By Steve Halpern
Nearly every year the government threatens to shut down because government officials can’t agree on a budget. Whatever agreement these paid government employees reach never favors the working class over corporate interests. However, this year there is a new wrinkle in this insidious game.
Apparently, there is a law that prohibits the government from borrowing more than $31.4 trillion. The Biden Administration apparently is using “extraordinary measures” that would allow the government to borrow more than that amount. What are those “extraordinary measures”? This is what the Philadelphia Inquirer reported.
“It is predicted that even if Congress and the White House did not reach an agreement, the Treasury Department would prioritize debt service payments ahead of social spending.”
The Inquirer also commented on what might happen if the government fails to make their debt service payments.
“Federally backed debt is the backbone of the domestic and global markets. A failure to make good on U.S. borrowing could set off panic on Wall Street and spark millions of job losses.”
So, a legitimate question to ask is, What the——is going on here?
For me, a good place to start is with the question: What is a bank?
The universities and the pro-capitalist news media argue that banks finance corporations and that this financing allows most corporations to function. I have a different answer to that question.
The working class of the world produces all wealth. Corporations hire workers because the source of corporate profits comes from the labor of the workers all over the world.
Corporations then use some of the surplus derived from human labor and give that surplus to banks in interest on the money they borrowed. All banks in the world depend on that interest on investments for their survival.
When we understand these basic facts, it become clear that banks, in effect, never finance anything. Banks exist because of the surplus derived from the labor of the working class of the world. So, the money banks use to supposedly finance corporations is, in effect, money that was routinely taken from the workers who produce all the goods and services in the world.
So, understanding these facts, why would the government need to borrow more than $31.4 trillion in order to function. How and why would this effect the global economy of the capitalist world?
When we understand that all banks and corporations exist because of the labor of the working class, we can see that the system of capitalism is, in essence, a continuous struggle between capitalists and workers.
Capitalists have three fundamental goals. These are to sell more and more commodities, and to cut costs. Because they need to continually grow, they are driven to support governments that are continually driven to dominate the entire world.
Workers, on the other hand, need and want goods and services throughout our lives. So, the needs of workers are in continual contradiction with the essence of what capitalism is all about. This explains why employers have essentially absolute control over what we do during the time we work for them on the job.
While government officials claim they represent all of our interests, their current crisis is clear evidence of the government’s determined effort to serve banking interests before the interests of the working class.
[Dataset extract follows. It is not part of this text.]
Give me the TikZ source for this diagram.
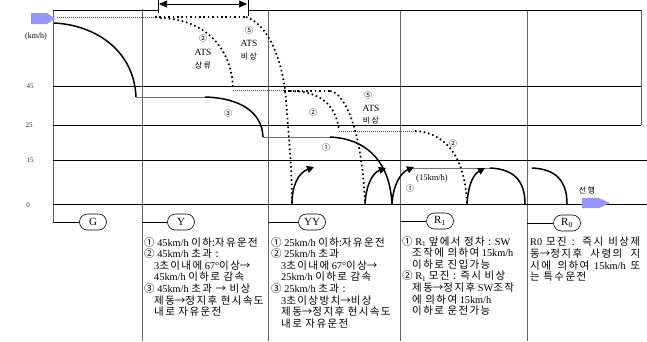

I believe a bit of background to this crisis is useful. Responding to a previous so-called banking crisis, President Obama gave banks literally trillions of dollars in what his administration called quantitative easing. President Trump continued to give banks trillions of dollars in 2020 following the lead of Obama. Obama and Trump got that enormous amount of money by allowing the Treasury Department to print the money. Yet today, the government is faced with a shut-down because they need to borrow more from banks.
Why would all of this effect the economy of the world?
Before the first and Second World Wars, Britain was the dominant capitalist power in the world. During those two world wars, the world’s superpower became the United States. Those wars were responsible for the deaths of about eighty million people.
Then, in 1944 before the end of the Second World War was over, the United States invited nations from around the world to a conference in Bretton Woods, New Hampshire. In that conference United States government and economic officials announced that they would be the new superpower of the world. The dollar and not the pound would be the dominant currency of the world.
Then, during the war against Vietnam, the U.S. government discovered that it didn’t have enough money to pay for that war. They responded by taking the dollar off the gold standard. Because the dollar was the international currency, nations from around the world invested their surplus in U.S. government bonds. These measures helped finance the wars against Vietnam, Iraq, and Afghanistan, as well as the continuous massive funding of the military.
Today, workers routinely depend on banks in our day to day lives. Our salaries are drawn from banks accounts. We get the cash we use from machines operated by banks. Most of us are in debt to banks because of credit cards, home, and or auto loans. While the banks profit handsomely from these loans, they never, ever actually produce the goods and services we need and want. Yet the government is fully prepared to compromise social programs to fund the debt servicing of banks.
The current political and economic crisis of the government is clear evidence of how the capitalist system has no answers for the problems of workers all over the world. While there are four individuals who each own more than $100 billion, there are about 34 million people who don’t have enough to eat in this country. In the world, 30,000 children die of preventable diseases every day.
This crisis also makes clear the fact that we need a worker’s government, rather than a government that makes a priority of debt servicing to banks. That government would make it their priority to ensure that everyone in the world has the goods and services we need, as well as many of the things we want.